# What to do
Below are entries. Copy exactly the lines running from the line that holds "Recreate this image as a Python script that uses Altair." to the line that holds "import altair as alt", with both ends included.

# Material supplied
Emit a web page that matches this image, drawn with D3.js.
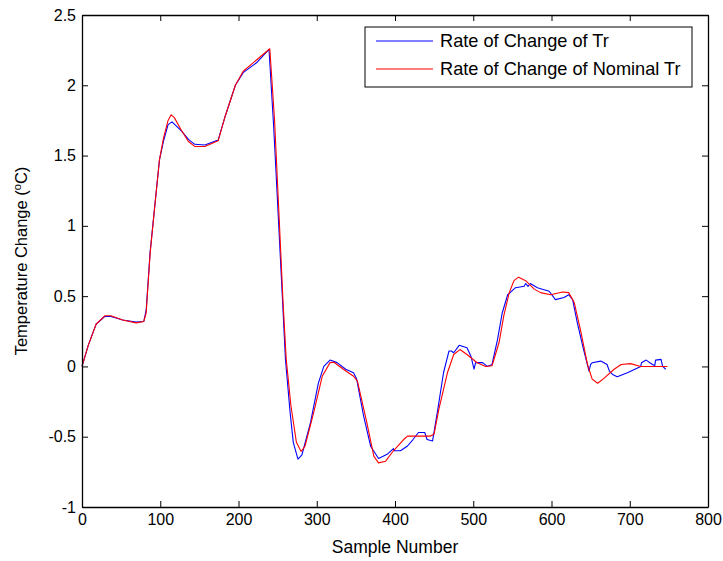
...
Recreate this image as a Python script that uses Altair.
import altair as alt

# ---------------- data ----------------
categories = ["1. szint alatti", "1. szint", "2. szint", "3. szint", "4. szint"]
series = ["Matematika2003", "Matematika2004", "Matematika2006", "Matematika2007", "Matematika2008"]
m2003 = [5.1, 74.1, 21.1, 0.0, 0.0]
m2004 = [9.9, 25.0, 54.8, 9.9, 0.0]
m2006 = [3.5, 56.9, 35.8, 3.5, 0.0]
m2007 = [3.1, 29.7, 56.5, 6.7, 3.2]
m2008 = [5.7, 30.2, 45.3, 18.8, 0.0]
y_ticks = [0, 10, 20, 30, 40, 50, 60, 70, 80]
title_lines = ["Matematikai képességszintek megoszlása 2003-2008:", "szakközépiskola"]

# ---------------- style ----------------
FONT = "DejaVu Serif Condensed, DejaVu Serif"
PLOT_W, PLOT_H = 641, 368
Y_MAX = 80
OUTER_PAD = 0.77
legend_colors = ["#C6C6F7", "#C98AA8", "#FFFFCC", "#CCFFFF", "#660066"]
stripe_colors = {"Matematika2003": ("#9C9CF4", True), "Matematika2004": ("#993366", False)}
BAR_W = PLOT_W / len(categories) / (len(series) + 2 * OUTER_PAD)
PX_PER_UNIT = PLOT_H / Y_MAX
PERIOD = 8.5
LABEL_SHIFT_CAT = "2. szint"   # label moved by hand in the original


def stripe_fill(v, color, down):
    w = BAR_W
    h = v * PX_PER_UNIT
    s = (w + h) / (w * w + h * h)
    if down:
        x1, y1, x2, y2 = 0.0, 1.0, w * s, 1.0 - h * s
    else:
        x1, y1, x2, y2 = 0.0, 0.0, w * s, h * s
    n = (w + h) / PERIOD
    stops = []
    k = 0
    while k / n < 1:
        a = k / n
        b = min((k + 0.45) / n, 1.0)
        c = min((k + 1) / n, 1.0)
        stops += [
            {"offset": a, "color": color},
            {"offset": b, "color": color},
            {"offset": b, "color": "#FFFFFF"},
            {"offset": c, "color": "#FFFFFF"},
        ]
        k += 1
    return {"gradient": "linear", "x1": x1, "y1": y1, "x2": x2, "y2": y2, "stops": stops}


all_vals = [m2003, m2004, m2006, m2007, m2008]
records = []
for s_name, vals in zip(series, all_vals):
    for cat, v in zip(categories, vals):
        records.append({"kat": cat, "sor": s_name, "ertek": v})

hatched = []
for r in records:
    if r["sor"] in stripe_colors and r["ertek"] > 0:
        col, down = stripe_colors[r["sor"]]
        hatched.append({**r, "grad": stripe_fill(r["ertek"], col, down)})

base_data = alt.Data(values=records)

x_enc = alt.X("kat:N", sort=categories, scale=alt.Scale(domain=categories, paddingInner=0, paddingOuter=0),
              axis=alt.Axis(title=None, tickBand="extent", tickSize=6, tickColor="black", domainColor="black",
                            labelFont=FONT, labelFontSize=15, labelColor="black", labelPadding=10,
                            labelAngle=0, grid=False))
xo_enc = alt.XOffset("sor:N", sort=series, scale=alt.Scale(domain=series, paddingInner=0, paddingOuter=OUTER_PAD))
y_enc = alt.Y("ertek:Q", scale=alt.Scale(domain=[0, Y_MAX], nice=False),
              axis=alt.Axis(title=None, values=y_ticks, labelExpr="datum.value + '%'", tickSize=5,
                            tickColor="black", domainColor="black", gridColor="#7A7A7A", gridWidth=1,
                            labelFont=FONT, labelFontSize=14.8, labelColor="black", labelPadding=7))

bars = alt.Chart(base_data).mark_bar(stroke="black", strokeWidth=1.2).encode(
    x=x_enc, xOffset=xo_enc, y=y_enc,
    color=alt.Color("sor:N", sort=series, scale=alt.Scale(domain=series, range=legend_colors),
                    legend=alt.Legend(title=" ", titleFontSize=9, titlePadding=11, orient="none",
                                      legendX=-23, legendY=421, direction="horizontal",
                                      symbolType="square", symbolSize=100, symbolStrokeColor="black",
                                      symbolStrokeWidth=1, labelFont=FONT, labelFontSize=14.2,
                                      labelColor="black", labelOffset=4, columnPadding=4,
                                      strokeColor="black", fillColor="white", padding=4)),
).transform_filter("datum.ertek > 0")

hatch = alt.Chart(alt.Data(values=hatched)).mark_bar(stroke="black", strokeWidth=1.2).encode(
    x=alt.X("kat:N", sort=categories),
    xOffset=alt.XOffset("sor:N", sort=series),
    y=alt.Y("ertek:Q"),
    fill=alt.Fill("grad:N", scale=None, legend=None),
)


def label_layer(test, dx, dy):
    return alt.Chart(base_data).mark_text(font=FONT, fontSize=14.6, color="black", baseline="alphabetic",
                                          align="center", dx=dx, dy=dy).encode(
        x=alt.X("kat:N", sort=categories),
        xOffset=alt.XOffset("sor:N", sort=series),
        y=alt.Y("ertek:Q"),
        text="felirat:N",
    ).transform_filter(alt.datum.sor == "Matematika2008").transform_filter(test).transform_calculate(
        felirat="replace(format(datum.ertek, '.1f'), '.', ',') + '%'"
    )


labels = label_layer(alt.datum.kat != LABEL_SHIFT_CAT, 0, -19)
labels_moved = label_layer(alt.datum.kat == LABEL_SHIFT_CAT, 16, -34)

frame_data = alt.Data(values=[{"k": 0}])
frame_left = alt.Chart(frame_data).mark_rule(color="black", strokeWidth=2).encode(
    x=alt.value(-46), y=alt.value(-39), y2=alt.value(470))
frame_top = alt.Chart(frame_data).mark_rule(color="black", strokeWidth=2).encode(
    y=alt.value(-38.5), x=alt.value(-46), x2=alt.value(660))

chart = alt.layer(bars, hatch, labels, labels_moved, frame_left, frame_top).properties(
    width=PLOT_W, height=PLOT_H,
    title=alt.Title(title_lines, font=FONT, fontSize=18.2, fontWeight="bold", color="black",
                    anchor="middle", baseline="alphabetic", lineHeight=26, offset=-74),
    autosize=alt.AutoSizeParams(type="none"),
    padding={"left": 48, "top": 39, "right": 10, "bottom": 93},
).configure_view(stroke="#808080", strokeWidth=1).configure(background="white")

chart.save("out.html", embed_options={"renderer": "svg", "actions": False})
--
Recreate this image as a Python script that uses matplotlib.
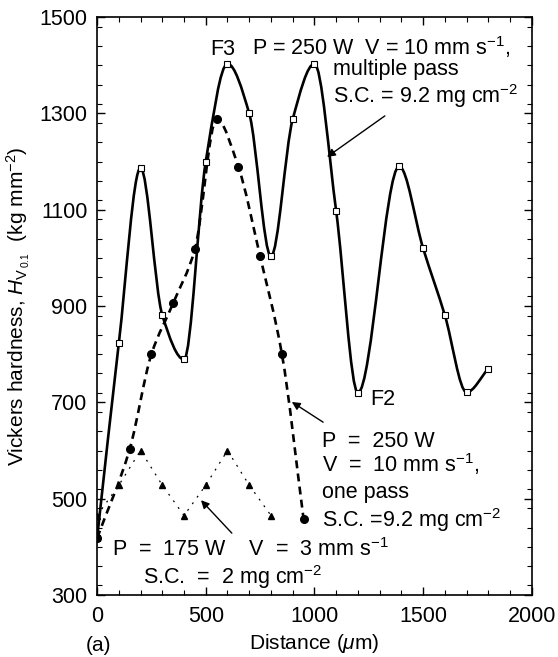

# Correct result
Recreate this image as a Python script that uses Altair.
import altair as alt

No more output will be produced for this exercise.